Megaconcertos de rock, daqueles realizados em imensas arenas
e afins, guardam uma espécie de parentesco com o fascismo. O artista diz um “yeah”
qualquer e uma imensa massa responde urrando de aprovação e os sistemas de som
propagam um volume sonoro ensurdecedor estimulando uma resposta sensorial do público
ainda mais tonitruante. Em eventos como esse, a contemplação e reflexão não
encontram muito espaço – grande parte das pessoas está lá para urrar e pular em
troca do caro ingresso que elas pagaram. Diante de um quadro como esse, é mais
que compreensível a considerável quantidade de vaias que Roger Waters angariou em
terras brasileiras ao mostrar uma postura crítica em relação à ascensão do fascismo
bolsonarista no país. Por mais que essa postura de desafio seja coerente com a
própria trajetória artística de Waters, a verdade é que essa situação é
sintomática da própria condição contraditória e anacrônica do rock and roll em
pleno século XXI. Aquilo que começou como uma revolução musical e
comportamental em meados da década de 1950 como reação à postura moralista,
hipócrita e racista da sociedade ocidental da época se transformou na trilha
sonora de pessoas que hoje em dia adotam essa mesma postura.
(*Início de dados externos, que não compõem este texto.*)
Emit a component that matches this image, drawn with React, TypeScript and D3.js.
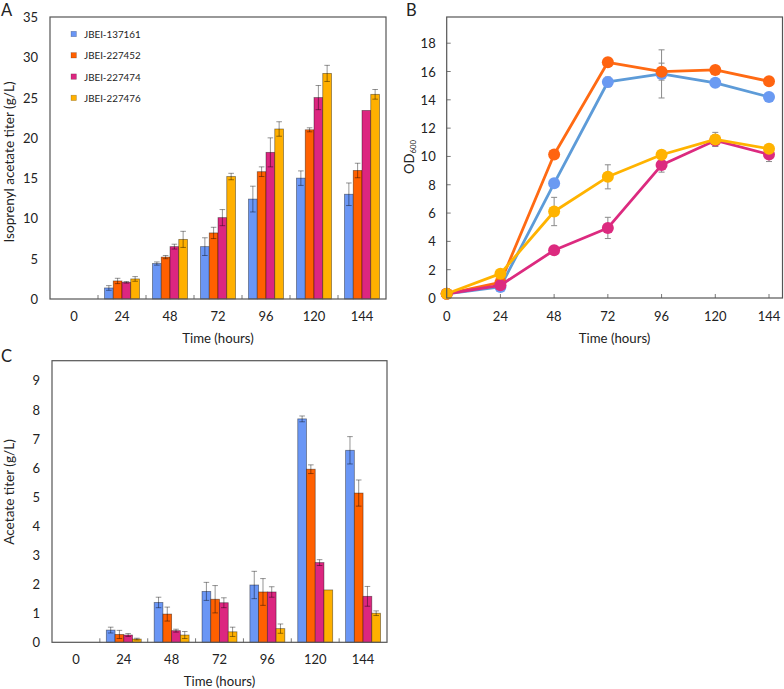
import React from "react";
import * as d3 from "d3";

const categories = ["0", "24", "48", "72", "96", "120", "144"];
const series = ["JBEI-137161", "JBEI-227452", "JBEI-227474", "JBEI-227476"];
const barColors = ["#6a96f5", "#ff6000", "#dc2680", "#ffb000"];
const lineColors = ["#5d9bd8", "#ff6a13", "#dc2a7f", "#ffb300"];
const markerColors = ["#6a9af2", "#ff6410", "#dc2a7f", "#ffb300"];

// Panel A: isoprenyl acetate titer (g/L)
const isoVals = [
  [0, 1.37, 4.4, 6.5, 12.4, 15.0, 13.0],
  [0, 2.24, 5.2, 8.2, 15.8, 21.0, 15.95],
  [0, 2.07, 6.5, 10.1, 18.2, 25.0, 23.4],
  [0, 2.49, 7.4, 15.2, 21.1, 28.0, 25.4],
];
const isoErr = [
  [0, 0.29, 0.2, 1.1, 1.6, 0.9, 1.4],
  [0, 0.33, 0.2, 0.7, 0.6, 0.25, 0.9],
  [0, 0.1, 0.3, 1.0, 1.8, 1.5, 0],
  [0, 0.29, 1.0, 0.4, 0.9, 1.0, 0.6],
];
const isoTicks = [0, 5, 10, 15, 20, 25, 30, 35];

// Panel B: OD600
const odVals = [
  [0.3, 0.78, 8.1, 15.26, 15.83, 15.2, 14.2],
  [0.3, 1.1, 10.14, 16.65, 15.99, 16.11, 15.31],
  [0.3, 0.9, 3.37, 4.95, 9.39, 11.13, 10.14],
  [0.3, 1.72, 6.11, 8.56, 10.12, 11.2, 10.54],
];
const odErr = [
  [0, 0.05, 0, 0.35, 1.7, 0.1, 0.1],
  [0, 0.1, 0.1, 0.1, 0.6, 0.1, 0.1],
  [0, 0.1, 0.1, 0.75, 0.5, 0.4, 0.5],
  [0, 0.1, 1.0, 0.85, 0.1, 0.5, 0.3],
];
const odTicks = [0, 2, 4, 6, 8, 10, 12, 14, 16, 18];

// Panel C: acetate titer (g/L)
const aceVals = [
  [0, 0.42, 1.37, 1.75, 1.97, 7.68, 6.6],
  [0, 0.27, 0.97, 1.48, 1.73, 5.95, 5.13],
  [0, 0.25, 0.4, 1.36, 1.73, 2.74, 1.58],
  [0, 0.11, 0.25, 0.36, 0.47, 1.8, 1.0],
];
const aceErr = [
  [0, 0.1, 0.18, 0.31, 0.47, 0.1, 0.47],
  [0, 0.14, 0.24, 0.47, 0.46, 0.15, 0.45],
  [0, 0.05, 0.05, 0.17, 0.18, 0.1, 0.34],
  [0, 0.03, 0.12, 0.16, 0.16, 0.0, 0.08],
];
const aceTicks = [0, 1, 2, 3, 4, 5, 6, 7, 8, 9];

const FONT = "Lato, 'Open Sans', sans-serif";
const TXT = "#222";
const FRAME = "#555";

type BarProps = {
  x0: number; x1: number; yTop: number; yBot: number; ymax: number;
  vals: number[][]; errs: number[][]; ticks: number[]; yLabel: string;
  yLabelY: number; legend?: boolean;
};

function BarPanel({ x0, x1, yTop, yBot, ymax, vals, errs, ticks, yLabel, yLabelY, legend }: BarProps) {
  const x = d3.scaleBand<string>().domain(categories).range([x0, x1]).padding(0);
  const bw = x.bandwidth();
  const inner = d3.scaleBand<string>().domain(series).range([bw * 0.135, bw * 0.865]).padding(0);
  const y = d3.scaleLinear().domain([0, ymax]).range([yBot, yTop]);
  const errColor = "rgba(0,0,0,0.42)";
  return (
    <g fontFamily={FONT}>
      {series.map((s, si) =>
        categories.map((c, ci) => {
          const v = vals[si][ci];
          if (v <= 0) return null;
          const bx = (x(c) as number) + (inner(s) as number);
          const w = inner.bandwidth();
          return (
            <rect key={s + c} x={bx} y={y(v)} width={w} height={y(0) - y(v)}
              fill={barColors[si]} stroke="rgba(0,0,0,0.45)" strokeWidth={0.8} />
          );
        })
      )}
      {series.map((s, si) =>
        categories.map((c, ci) => {
          const v = vals[si][ci];
          const e = errs[si][ci];
          if (v <= 0 || e <= 0) return null;
          const cx = (x(c) as number) + (inner(s) as number) + inner.bandwidth() / 2;
          const cw = 2.8;
          return (
            <g key={"e" + s + c} stroke={errColor} strokeWidth={1}>
              <line x1={cx} x2={cx} y1={y(v - e)} y2={y(v + e)} />
              <line x1={cx - cw} x2={cx + cw} y1={y(v - e)} y2={y(v - e)} />
              <line x1={cx - cw} x2={cx + cw} y1={y(v + e)} y2={y(v + e)} />
            </g>
          );
        })
      )}
      <rect x={x0} y={yTop} width={x1 - x0} height={yBot - yTop} fill="none" stroke={FRAME} strokeWidth={1.2} />
      {categories.slice(1).map((c) => (
        <line key={"t" + c} x1={x(c) as number} x2={x(c) as number} y1={yBot} y2={yBot - 4} stroke={FRAME} strokeWidth={0.8} />
      ))}
      {ticks.map((t) => (
        <text key={"y" + t} x={x0 - 12} y={y(t)} textAnchor="end" dominantBaseline="central" fontSize={13} fill={TXT}>{t}</text>
      ))}
      {categories.map((c) => (
        <text key={"x" + c} x={(x(c) as number) + bw / 2} y={yBot + 17} textAnchor="middle" dominantBaseline="central" fontSize={13} fill={TXT}>{c}</text>
      ))}
      <text x={(x0 + x1) / 2} y={yBot + 39} textAnchor="middle" dominantBaseline="central" fontSize={13.2} fill={TXT}>Time (hours)</text>
      <text transform={`translate(9,${yLabelY}) rotate(-90)`} textAnchor="middle" dominantBaseline="central" fontSize={13.6} fill={TXT}>{yLabel}</text>
      {legend && series.map((s, si) => {
        const ly = 34 + si * 21.3;
        return (
          <g key={"l" + s}>
            <rect x={71} y={ly - 2.7} width={5.4} height={5.4} fill={barColors[si]} stroke="rgba(0,0,0,0.3)" strokeWidth={0.6} />
            <text x={84} y={ly} dominantBaseline="central" fontSize={9.8} fill={TXT}>{s}</text>
          </g>
        );
      })}
    </g>
  );
}

function LinePanel() {
  const x0 = 446.7, x1 = 782.5, yTop = 17, yBot = 298;
  const x = d3.scalePoint<string>().domain(categories).range([x0, 769]).padding(0);
  const y = d3.scaleLinear().domain([0, 19.85]).range([yBot, yTop]);
  const line = d3.line<number>().x((_, i) => x(categories[i]) as number).y((d) => y(d));
  return (
    <g fontFamily={FONT}>
      {series.map((s, si) =>
        categories.map((c, ci) => {
          const v = odVals[si][ci];
          const e = odErr[si][ci];
          if (e <= 0) return null;
          const cx = x(c) as number;
          const cw = 3;
          return (
            <g key={"e" + s + c} stroke="#8a8a8a" strokeWidth={1}>
              <line x1={cx} x2={cx} y1={y(v - e)} y2={y(v + e)} />
              <line x1={cx - cw} x2={cx + cw} y1={y(v - e)} y2={y(v - e)} />
              <line x1={cx - cw} x2={cx + cw} y1={y(v + e)} y2={y(v + e)} />
            </g>
          );
        })
      )}
      {series.map((s, si) => (
        <g key={"s" + s}>
          <path d={line(odVals[si]) as string} fill="none" stroke={lineColors[si]} strokeWidth={2.8} strokeLinejoin="round" />
          {odVals[si].map((v, i) => (
            <circle key={i} cx={x(categories[i]) as number} cy={y(v)} r={6} fill={markerColors[si]} />
          ))}
        </g>
      ))}
      <rect x={x0} y={yTop} width={x1 - x0} height={yBot - yTop} fill="none" stroke={FRAME} strokeWidth={1.2} />
      {categories.slice(1).map((c) => (
        <line key={"t" + c} x1={x(c) as number} x2={x(c) as number} y1={yBot} y2={yBot - 4} stroke={FRAME} strokeWidth={0.8} />
      ))}
      {odTicks.slice(1).map((t) => (
        <line key={"yt" + t} x1={x0} x2={x0 + 4} y1={y(t)} y2={y(t)} stroke={FRAME} strokeWidth={0.8} />
      ))}
      {odTicks.map((t) => (
        <text key={"y" + t} x={x0 - 11} y={y(t)} textAnchor="end" dominantBaseline="central" fontSize={13} fill={TXT}>{t}</text>
      ))}
      {categories.map((c) => (
        <text key={"x" + c} x={x(c) as number} y={yBot + 18} textAnchor="middle" dominantBaseline="central" fontSize={13} fill={TXT}>{c}</text>
      ))}
      <text x={(x0 + x1) / 2} y={yBot + 40} textAnchor="middle" dominantBaseline="central" fontSize={13.2} fill={TXT}>Time (hours)</text>
      <text transform={`translate(409,157) rotate(-90)`} textAnchor="middle" dominantBaseline="central" fontSize={13.2} fill={TXT}>
        OD<tspan fontSize={7.8} dy={4}>600</tspan>
      </text>
    </g>
  );
}

export default function App() {
  return (
    <div style={{ position: "absolute", left: 0, top: 0 }}>
      <svg width={784} height={689} style={{ display: "block", background: "#fff" }}>
        <BarPanel x0={50} x1={386} yTop={17} yBot={299} ymax={35} vals={isoVals} errs={isoErr}
          ticks={isoTicks} yLabel="Isoprenyl acetate titer (g/L)" yLabelY={162} legend />
        <LinePanel />
        <BarPanel x0={52} x1={387} yTop={360.7} yBot={642.3} ymax={9.68} vals={aceVals} errs={aceErr}
          ticks={aceTicks} yLabel="Acetate titer (g/L)" yLabelY={492} />
        <g fontFamily={FONT} fill={TXT} fontSize={16.5}>
          <text x={1} y={16}>A</text>
          <text x={406} y={16}>B</text>
          <text x={1} y={362}>C</text>
        </g>
      </svg>
    </div>
  );
}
A nova versão de “Nasce uma estrela” (2018) é mais uma prova
enfática dessa melancólica decadência existencial do rock and roll. Logo no
início do filme, há uma memorável sequência em que o rock star Jackson Maine
(Bradley Cooper) toma uns aditivos nos bastidores de um show e quando entra em
cena logo dispara riffs e solos faiscantes de guitarra diante de uma imensa e
barulhenta plateia. A música é um intenso southern rock, pleno de rusticidade e
melodia, mas também com um certo ar datado. De maneira simbólica, essa cena
sintetiza com sutileza o subtexto da obra – por maior que seja a beleza e a
espontaneidade da arte de Maine, a realidade é que ele é um dinossauro à beira
da extinção. Mais do que seu comportamento autodestrutivo e a inconstância do
seu temperamento, seu definitivo algoz, ainda que de maneira involuntária, é a
cantora pop Ally (Lady Gaga) – Maine a descobre acidentalmente, acolhe-a e a
transforma em esposa e parceira e por fim é suplantado por ela de forma
avassaladora. O genuíno talento de Ally, bruto e cortante quando descoberto por
Maine, aos poucos é lapidado e estilizado de acordo com os preceitos comerciais
da indústria da música atual. O paralelo que se estabelece entre os dois
personagens é direto e algo exagerado, mas altamente eficaz e perturbador – a ascensão
como diva pop de Ally corresponde à amarga e fulminante derrocada de Maine.
Basicamente, a trama dessa revisão de “Nasce uma estrela” é
a mesma das três versões cinematográficas anteriores. O grande mérito de
Bradley Cooper na direção é repetir a história e a enquadrá-la sob um contexto
histórico-existencial diferente e também em um formato narrativo e cênico de
forte frescor criativo. Em termos de estilo, Cooper faz lembrar muito alguns
trabalhos marcantes de Clint Eastwood na direção – narrativa e encenação seguem
um classicismo muito bem delineado, a atmosfera dramática é marcada pela sobriedade,
o elenco apresenta seguras e convincentes atuações. Além disso, é de se
destacar o vigor cênico dos números musicais da produção e que valoriza com
sensibilidade a beleza das canções originais da trilha sonora. Nessa afiada
concepção formal e temática, o filme apresenta algumas antológicas sequências:
Ally no centro do palco na premiação do Grammy enquanto Maine está atirado
bêbado na escada de acesso ao palco, o doloroso rito de morte do artista que
remete ao suicídio de Kurt Cobain e a sensacional sequência final em que uma
versão grandiosa e plastificada de uma canção de Maine interpretada por Ally se
contrapõe a um cortante flashback dele mesmo interpretando cruamente a música
ao piano. E a conexão com Eastwood é tão forte que por vezes o filme faz
lembrar uma das mais estimadas obras do veterano cineasta, a cinebiografia
musical “Bird” (1988), que marcava justamente a conturbada substituição do jazz
clássico pelo rock and roll no imaginário cultural norte-americano.